DeVos also drew ire from Sen. Tim Kaine (D-Va.), who tried to pin her down on whether schools that get federal funds should meet the requirements of the federal Individuals with Disabilities Education Act, or IDEA.

“I think they already are,” DeVos said.

“I’m asking you a ‘should’ question,” Kaine said.

“I think that is a matter that is best left to the states,” DeVos responded, prompting Kaine to ask whether parents of children with disabilities should just move around if they live in a state that is not good at enforcing IDEA.

DeVos would only say upholding IDEA was “worth discussion’ and that she would “review” it.

Republicans and supporters embraced DeVos as the likely education secretary, despite Democratic detractors who decried her lack of experience in public education.

Former U.S. Senator Joe Lieberman, who served as a board member for DeVos’ American Federation for Children, spoke on DeVos’ behalf and said the fact that DeVos does not hail from the education establishment is an asset, not a liability.
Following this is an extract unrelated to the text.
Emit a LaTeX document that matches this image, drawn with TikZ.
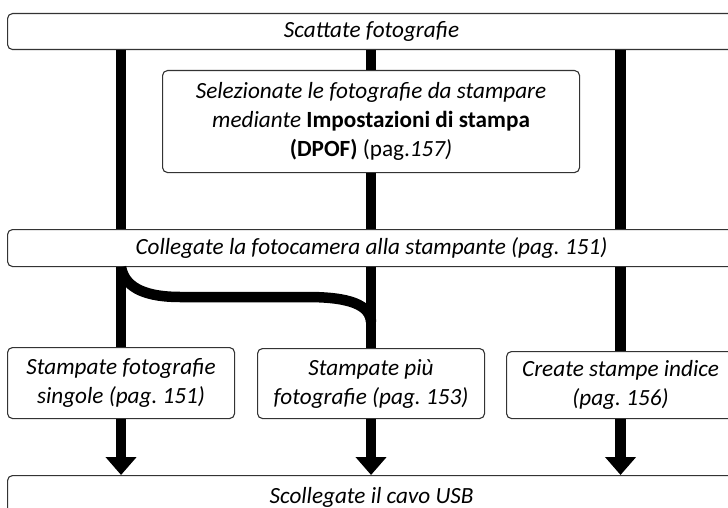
\documentclass[tikz,border=0pt]{standalone}
\usepackage{fontspec}
\setmainfont{Carlito}
\usetikzlibrary{arrows.meta,positioning}
\frenchspacing

\begin{document}
\begin{tikzpicture}[x=1pt, y=-1pt,
  stage/.style={draw=black!80, line width=1.1pt, rounded corners=5pt, fill=white, inner sep=0pt, align=center, anchor=north west, font=\fontsize{23.2}{29}\selectfont\itshape},
  bar/.style={line width=10.5pt},
  arr/.style={bar, -{Triangle[width=30pt, length=18pt]}}
]
  \useasboundingbox (0,0) rectangle (728,508);
  \clip (0,0) rectangle (728,508);
  \node[stage, minimum width=728pt, minimum height=36pt] (shoot) at (7,13) {Scattate fotografie};
  \node[stage, minimum width=417pt, minimum height=102pt] (dpof) at (162,70) {Selezionate le fotografie da stampare\\ mediante \textup{\textbf{Impostazioni di stampa}}\\ \textup{\textbf{(DPOF)} (pag.}157)};
  \node[stage, minimum width=728pt, minimum height=37pt] (conn) at (7,229) {Collegate la fotocamera alla stampante (pag. 151)};
  \node[stage, minimum width=227pt, minimum height=71pt] (single) at (7,347) {Stampate fotografie\\ singole (pag. 151)};
  \node[stage, minimum width=227pt, minimum height=70pt] (multi) at (257,348) {Stampate più\\ fotografie (pag. 153)};
  \node[stage, minimum width=228pt, minimum height=67pt] (index) at (506,351) {Create stampe indice\\ (pag. 156)};
  \node[stage, minimum width=728pt, minimum height=44pt] (unplug) at (7,475) {Scollegate il cavo USB};
  % flow lines
  \draw[bar] (shoot.south -| single) -- (conn.north -| single); \draw[bar] (conn.south -| single) -- (single.north);
  \draw[bar] (shoot.south -| dpof) -- (dpof.north); \draw[bar] (dpof.south) -- (conn.north -| dpof); \draw[bar] (conn.south -| multi) -- (multi.north);
  \draw[bar] (shoot.south -| index) -- (conn.north -| index); \draw[bar] (conn.south -| index) -- (index.north);
  \draw[bar] (conn.south -| single) .. controls (125,290) and (150,297) .. (180,297) -- (307,297) .. controls (350,297) and (370,305) .. (multi.north |- 0,322);
  \draw[arr] (single) -- (single.south |- unplug.north); \draw[arr] (multi) -- (multi.south |- unplug.north); \draw[arr] (index) -- (index.south |- unplug.north);
\end{tikzpicture}
\end{document}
“Today I believe that’s one of the most important qualifications that you could have for this job,” Lieberman said. “We need a change agent, and an education reformer to be education secretary, a leader who has one big goal, which is to get every child in America, regardless of family income or zip code, a first class education, and that is the kind of education secretary Betsy DeVos can and will be.”

Sen. Lamar Alexander (R-Tenn.) — a former secretary of education under Geoge H.W. Bush and chair of the Senate HELP committee — said despite criticism of DeVos for using her wealth to influence policy to support vouchers and charter schools, that she is but one of a long list of charter school and voucher supporters that include former presidents — from George W. Bush to Barack Obama — as well as former secretaries of education, senators and a good deal of states.

He likened vouchers to the GI bill, Pell grants and student aid, which all follow students to the college of their choice.

“Why is such a great idea for college students such a bad idea for K-12 students?” Alexander asked.